Taura Edwards, Butler’s new Director of the Institute for Research and Scholarship, has been recognized by 100 Black Men of Indianapolis as one of nine winners of its 2015 Emerging Leader Awards.
The award, to be presented September 24, goes to young professionals ages 25–40 who have demonstrated leadership, initiative, and dedication in improving their community through community service, civic engagement, and mentoring.
In nominating her for the award, the University said: “Taura Edwards is a leader, a public administrator, a public advocate, and a community servant. She has worked diligently to promote advocacy and awareness to the local community and support capacity building for nonprofit organizations. Most importantly, she has been strategic in her efforts as a public administrator. She has a passion for process efficiency, organizational compliance, and grants administration. … In every area of her life, she has worked diligently to fulfill her passion in service to others.”
Before joining Butler in July, Edwards served as the Director of Community Programs at Indiana Housing and Community Development Authority for six years. She oversaw the administration and budget management of five federally funded and four state-funded programs that totaled nearly $100 million in federal and state funds, as well as $2.5 million in state tax credits. The program provided anti-poverty services including utility assistance, energy efficiency upgrades, and more statewide.
Outside of work, she has served in various capacities in the Indianapolis community, including the Alpha Kappa Alpha Sorority, Ivy Endowment Inc., the American Heart Association, the city chapter of the National Coalition of 100 Black Women, and the Bloom Project Inc.
In her role at Butler, Edwards supports faculty research and scholarship, curricular and professional development, programmatic projects, and creative works, through internal grants and assistance with external funding.

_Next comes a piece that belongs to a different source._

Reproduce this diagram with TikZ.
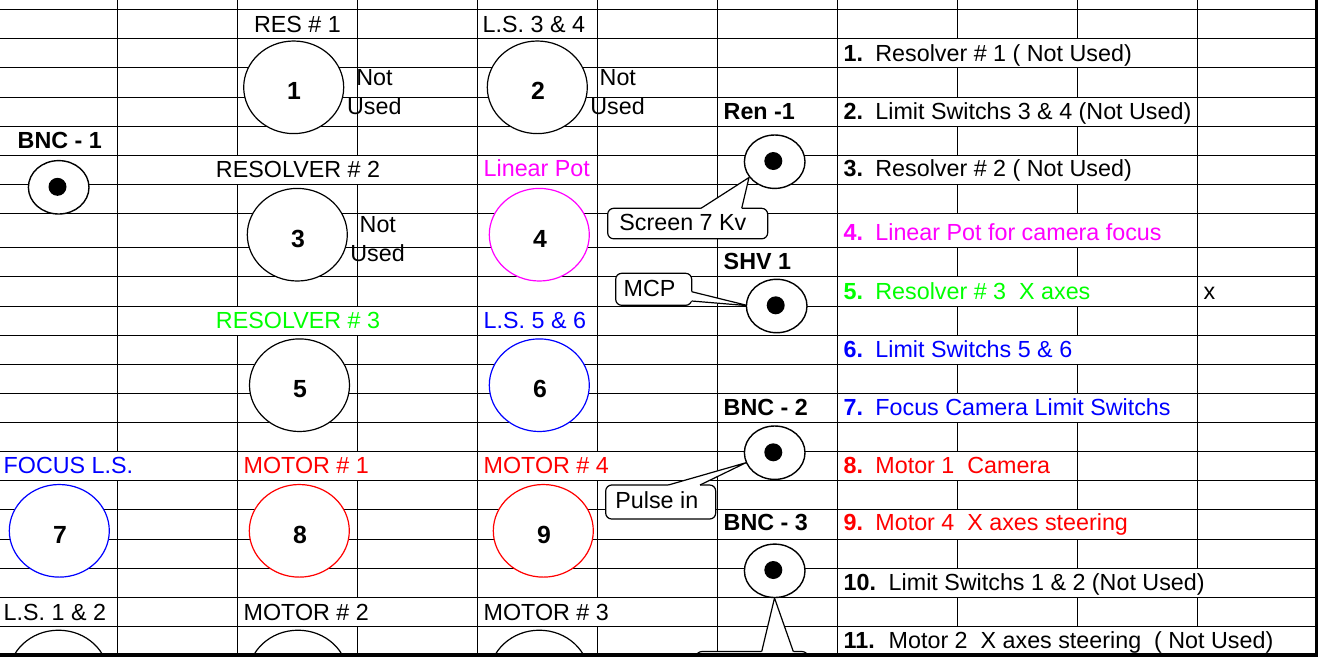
\documentclass[tikz,border=0pt]{standalone}
\usepackage{fontspec}
\setmainfont{Liberation Sans}
\usetikzlibrary{shapes.geometric}
\definecolor{mag}{RGB}{255,0,255}
\definecolor{grn}{RGB}{0,255,0}
\definecolor{blu}{RGB}{0,0,255}
\definecolor{rd}{RGB}{255,0,0}
\frenchspacing
\begin{document}
\begin{tikzpicture}[x=0.5pt,y=-0.5pt,
 gridline/.style={line width=0.5pt, black},
 txt/.style={inner sep=0pt, anchor=base west, font=\fontsize{11.65}{14}\selectfont},
 ctxt/.style={inner sep=0pt, anchor=base, font=\fontsize{11.65}{14}\selectfont},
 btxt/.style={inner sep=0pt, anchor=base west, font=\fontsize{11.65}{14}\selectfont\bfseries},
 num/.style={inner sep=0pt, anchor=base, font=\fontsize{12.4}{14}\selectfont\bfseries},
 bigc/.style={ellipse, draw, fill=white, line width=0.6pt, minimum width=50pt, minimum height=46.3pt, inner sep=0pt},
 conn/.style={ellipse, draw, fill=white, line width=0.7pt, minimum width=30.3pt, minimum height=26.7pt, inner sep=0pt},
 dotc/.style={circle, fill=black, minimum size=9pt, inner sep=0pt},
 callbox/.style={draw, fill=white, line width=0.6pt, rounded corners=3pt},
 ptr/.style={line width=0.6pt},
]
\useasboundingbox (0,0) rectangle (1332,666);
\begin{scope}
\clip (-1,-1) rectangle (1318,655);
% horizontal grid
\foreach \y in {9.3,38.3,67.3,97.3,126.3,155.3,184.3,213.3,247.3,276.3,306.3,335.3,364.3,393.3,422.3,451.7,480.3,509.3,539,568,597,626}
  \draw[gridline] (0,\y) -- (1317,\y);
% vertical grid
\foreach \x/\a/\b in {117.3/0/451.7, 117.3/480.3/655,
  237.3/0/155.3, 237.3/184.3/306.3, 237.3/335.3/655,
  357.3/0/155.3, 357.3/184.3/306.3, 357.3/335.3/451.7, 357.3/480.3/597, 357.3/626/655,
  477.3/0/655,
  597.3/0/451.7, 597.3/480.3/597, 597.3/626/655,
  717.3/0/655, 837.3/0/655,
  957.3/0/38.3, 957.3/67.3/97.3, 957.3/126.3/155.3, 957.3/184.3/213.3, 957.3/247.3/276.3, 957.3/306.3/335.3, 957.3/364.3/393.3, 957.3/422.3/451.7, 957.3/480.3/509.3, 957.3/539/568, 957.3/597/626,
  1077.3/0/38.3, 1077.3/67.3/97.3, 1077.3/126.3/155.3, 1077.3/184.3/213.3, 1077.3/247.3/276.3, 1077.3/306.3/335.3, 1077.3/364.3/393.3, 1077.3/422.3/509.3, 1077.3/539/568, 1077.3/597/626,
  1197.3/0/568, 1197.3/597/626}
  \draw[gridline] (\x,\a) -- (\x,\b);

% big connector circles
\node[bigc] (c1) at (293.7,87.3) {};
\node[bigc] (c2) at (537.3,87.3) {};
\node[bigc] (c3) at (297.3,234.7) {};
\node[bigc, draw=mag] (c4) at (539.3,234.7) {};
\node[bigc] (c5) at (299.5,385.2) {};
\node[bigc, draw=blu] (c6) at (539.3,385.2) {};
\node[bigc, draw=blu] (c7) at (59.3,530.8) {};
\node[bigc, draw=rd] (c8) at (299.3,530.8) {};
\node[bigc, draw=rd] (c9) at (543.3,530.8) {};
\node[bigc] (c10) at (58.5,676.5) {};
\node[bigc] (c11) at (298,676.5) {};
\node[bigc] (c12) at (539.3,676.5) {};

\node[num] (n1) at (294,99.6) {1};
\node[num] (n2) at (538,99.6) {2};
\node[num] (n3) at (298,247) {3};
\node[num] (n4) at (540,247) {4};
\node[num] (n5) at (300,397.5) {5};
\node[num] (n6) at (540,397.5) {6};
\node[num] (n7) at (60,543.5) {7};
\node[num] (n8) at (300,543.5) {8};
\node[num] (n9) at (544,543.5) {9};

% Not used notes
\node[txt] (nu1a) at (356,85) {Not};
\node[txt] (nu1b) at (346.7,114) {Used};
\node[txt] (nu2a) at (599.3,85) {Not};
\node[txt] (nu2b) at (590,114) {Used};
\node[txt] (nu3a) at (359.3,232) {Not};
\node[txt] (nu3b) at (350,261) {Used};

% callout: Screen 7 Kv
\draw[callbox] (607.7,208.3) rectangle (767.7,238.8);
\coordinate (sA) at (701,208.3); \coordinate (sB) at (741.7,208.3); \coordinate (sT) at (749,177.5);
\fill[white] (700.5,209.9) -- (sA) -- (sT) -- (sB) -- (742.2,209.9) -- cycle;
\draw[ptr] (sA) -- (sT) -- (sB);
\node[txt] (screen) at (619,230) {Screen 7 Kv};

% callout: MCP
\draw[callbox] (615.7,273.3) rectangle (691.7,305.3);
\coordinate (mA) at (691.7,291.7); \coordinate (mB) at (691.7,301); \coordinate (mT) at (748.3,305.7);
\fill[white] (690.1,291.2) -- (mA) -- (mT) -- (mB) -- (690.1,301.5) -- cycle;
\draw[ptr] (mA) -- (mT) -- (mB);
\node[txt] (mcp) at (623.3,296) {MCP};

% callout: Pulse in
\draw[callbox] (605.7,485) rectangle (715.7,519);
\coordinate (pA) at (668.3,485); \coordinate (pB) at (700,485); \coordinate (pT) at (746,462.7);
\fill[white] (667.8,486.6) -- (pA) -- (pT) -- (pB) -- (700.5,486.6) -- cycle;
\draw[ptr] (pA) -- (pT) -- (pB);
\node[txt] (pulse) at (615,508.3) {Pulse in};

% callout at the bottom (cut off)
\draw[callbox] (696,651.5) rectangle (808,700);
\coordinate (bA) at (761.7,651.5); \coordinate (bB) at (793.3,651.5); \coordinate (bT) at (774.5,598);
\fill[white] (761.2,653.1) -- (bA) -- (bT) -- (bB) -- (793.8,653.1) -- cycle;
\draw[ptr] (bA) -- (bT) -- (bB);

% small coax connectors
\node[conn] (bnc1) at (58.7,187.3) {};  \node[dotc] (bnc1d) at (57.5,186.8) {};
\node[conn] (ren1) at (774.7,161.7) {}; \node[dotc] (ren1d) at (773.3,161) {};
\node[conn] (shv1) at (776.7,306) {};   \node[dotc] (shv1d) at (775.7,305.3) {};
\node[conn] (bnc2) at (774.7,452.7) {}; \node[dotc] (bnc2d) at (773.3,452.3) {};
\node[conn] (bnc3) at (774.7,570.8) {}; \node[dotc] (bnc3d) at (773.3,570) {};

% headings
\node[ctxt] (h1) at (297.5,32.3) {RES \# 1};
\node[txt] (h2) at (482.3,32.3) {L.S. 3 \& 4};
\node[btxt] (hren) at (723.3,119.3) {Ren -1};
\node[btxt] (hbnc1) at (17.3,148.3) {BNC - 1};
\node[ctxt] (h3) at (298,177.3) {RESOLVER \# 2};
\node[txt, text=mag] (h4) at (483.3,176.7) {Linear Pot};
\node[btxt] (hshv) at (723.3,269.3) {SHV 1};
\node[ctxt, text=grn] (h5) at (298,328.3) {RESOLVER \# 3};
\node[txt, text=blu] (h6) at (483.3,328.3) {L.S. 5 \& 6};
\node[btxt] (hbnc2) at (723.3,415) {BNC - 2};
\node[txt, text=blu] (h7) at (3.3,473.3) {FOCUS L.S.};
\node[txt, text=rd] (h8) at (243.3,473.3) {MOTOR \# 1};
\node[txt, text=rd] (h9) at (483.3,473.3) {MOTOR \# 4};
\node[btxt] (hbnc3) at (723.3,530.5) {BNC - 3};
\node[txt] (h10) at (3.3,620) {L.S. 1 \& 2};
\node[txt] (h11) at (243.3,620) {MOTOR \# 2};
\node[txt] (h12) at (483.3,620) {MOTOR \# 3};

% legend
\node[btxt] (l1n) at (843.3,61.7) {1.};
\node[txt] (l1) at (875,61.7) {Resolver \# 1 ( Not Used)};
\node[btxt] (l2n) at (843.3,119.3) {2.};
\node[txt] (l2) at (875,119.3) {Limit Switchs 3 \& 4 (Not Used)};
\node[btxt] (l3n) at (843.3,176.7) {3.};
\node[txt] (l3) at (875,176.7) {Resolver \# 2 ( Not Used)};
\node[btxt, text=mag] (l4n) at (843.3,240.7) {4.};
\node[txt, text=mag] (l4) at (875,240.7) {Linear Pot for camera focus};
\node[btxt, text=grn] (l5n) at (843.3,299) {5.};
\node[txt, text=grn] (l5) at (875,299) {Resolver \# 3\ \ X axes};
\node[txt] (xmark) at (1203.3,299) {x};
\node[btxt, text=blu] (l6n) at (843.3,357.3) {6.};
\node[txt, text=blu] (l6) at (875,357.3) {Limit Switchs 5 \& 6};
\node[btxt, text=blu] (l7n) at (843.3,415) {7.};
\node[txt, text=blu] (l7) at (875,415) {Focus Camera Limit Switchs};
\node[btxt, text=rd] (l8n) at (843.3,473.3) {8.};
\node[txt, text=rd] (l8) at (875,473.3) {Motor 1\ \ Camera};
\node[btxt, text=rd] (l9n) at (843.3,530.7) {9.};
\node[txt, text=rd] (l9) at (875,530.7) {Motor 4\ \ X axes steering};
\node[btxt] (l10n) at (843.3,590.7) {10.};
\node[txt] (l10) at (888.3,590.7) {Limit Switchs 1 \& 2 (Not Used)};
\node[btxt] (l11n) at (843.3,648.3) {11.};
\node[txt] (l11) at (888.3,648.3) {Motor 2\ \ X axes steering\ \ ( Not Used)};
\end{scope}
% outer border
\draw[line width=1.65pt] (0,655) -- (1316.7,655) -- (1316.7,0);
\end{tikzpicture}
\end{document}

Edwards remembers the advice a former boss gave her: “If you want to make money, manage money. People will always need you, and they know you”. She has taken that to heart ever since.
“Coming to Butler has been a great opportunity to transfer my management and grant management experience to the University and support University research,” she said. “I love the idea of working with faculty and helping them cultivate grant ideas and look for grant-prospecting opportunities.”
She said that, in her first couple of months at Butler, she has made an effort to network with all the University offices that touch BIRS. She’s standardized some operating processes to know what a faculty member goes through from grant concept to submission to award, develop a relationship with Advancement, and she has worked with University General Counsel Claire Aigotti to streamline the processes used to confirm grant agreements.
“Butler is an excellent community,” she said. “I can’t say enough about how welcome I’ve felt here. The great thing about being in the grants office is that people know where to find you when they’re ready.”